Por lo demás, la vida es misteriosa. ¿Cuántas veces al cerrarse una puerta —que parecía la elegida para nosotros— no se nos abría otra no menos vividera?

Me gustaría contar aquí una historia que fue un eje en mi vida. (Y no la cuento por ponerme de ejemplo, sino sencillamente porque mi vida es la única que conozco). Me ocurrió hace ya veinticinco años. Poco antes había iniciado yo mi pequeña aventura de novelista con una narración (La frontera de Dios), que tuvo la extraña fortuna de ganar el premio Nadal. Estaba escrita con la ingenuidad de los chiquillos y, asombrosamente, formó un extraño revuelo. Hoy resulta arcangélica, pero entonces a algunos les pareció muy fuerte. ¿Cómo podía escribir «aquello» un cura? Hoy sonrío al releer las críticas escandalizadas de algunas pías revistas. Pero aquel escándalo alarmó a alguna autoridad eclesiástica. Y cuando yo —fiel a la vocación que sentía— envié a la censura eclesiástica mi segunda novela, el obispo en cuestión decidió que aquel libro estaba muy bien, pero que en él sobraban cuatro palabras: la palabra José, la palabra Luis, la palabra Martín, la palabra Descalzo. Al parecer, «aquello» no podía firmarlo un cura.

A mí no me preocupaba el lanzar aquel libro sin mi nombre (aunque no me entusiasmara tenerlo como una especie de hijo ilegítimo). Lo que me angustiaba era ver que obligaban a enfrentarse mi vocación de cura con mi vocación de escritor. Y yo no estaba dispuesto a renunciar a ninguna de ellas. Sufrí porque estaban metiendo la espada en el mismo centro de mi alma.

Por aquella época leí aquel consejo de Bernanos que aseguraba que «toda obra de escritor es un calvario» y que recordaba que «el mundo exterior podrá hacerte sufrir, pero sólo tú podrás avinagrarte a ti mismo».

Entonces se formó mi filosofía de que, si alguien nos cierra una puerta, no debemos rompernos la cabeza contra ella, sino mirar si hay otras puertas próximas abiertas por las que podamos pasar. Esa fue la razón por la que, entonces, empecé un periodismo en el que jamás había pensado. No me dejaban ser novelista, sería un escritor de periódicos mientras el mundo clerical maduraba.
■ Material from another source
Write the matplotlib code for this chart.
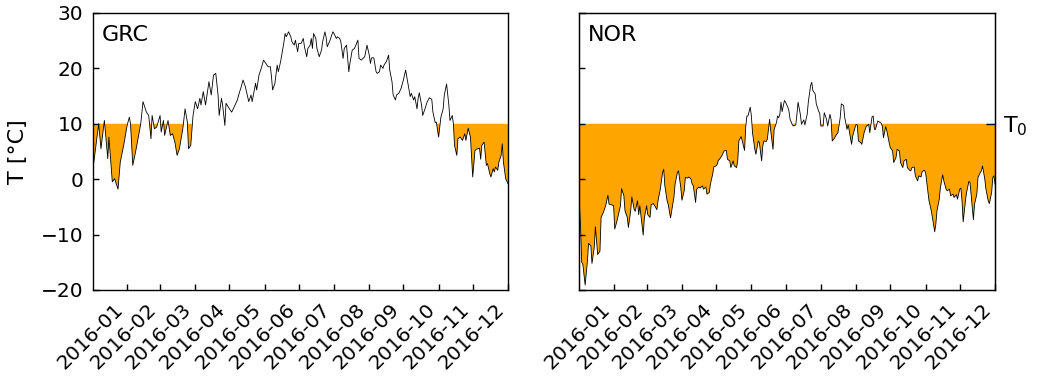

Creo que gracias a esa afortunada decisión no soy hoy un resentido. Gracias a ella me siento aceptablemente realizado, hablo cada semana con ustedes a través de este cuadernillo y hasta, algunos años más tarde, vuelvo a soñar y pergeñar alguna que otra novela.

¿Y si también me hubieran cerrado esa puerta? Sé que habría encontrado una tercera. O una cuarta. Porque el mundo está lleno de puertas para quien se niega a aceptar la barata escapatoria de dedicarse a clamar contra la injusticia del mundo arrellenado en el butacón del resentimiento.

No es un gran mérito. «Bingo» lo practicaba hoy caminando con las tres patas que le quedaban sanas.”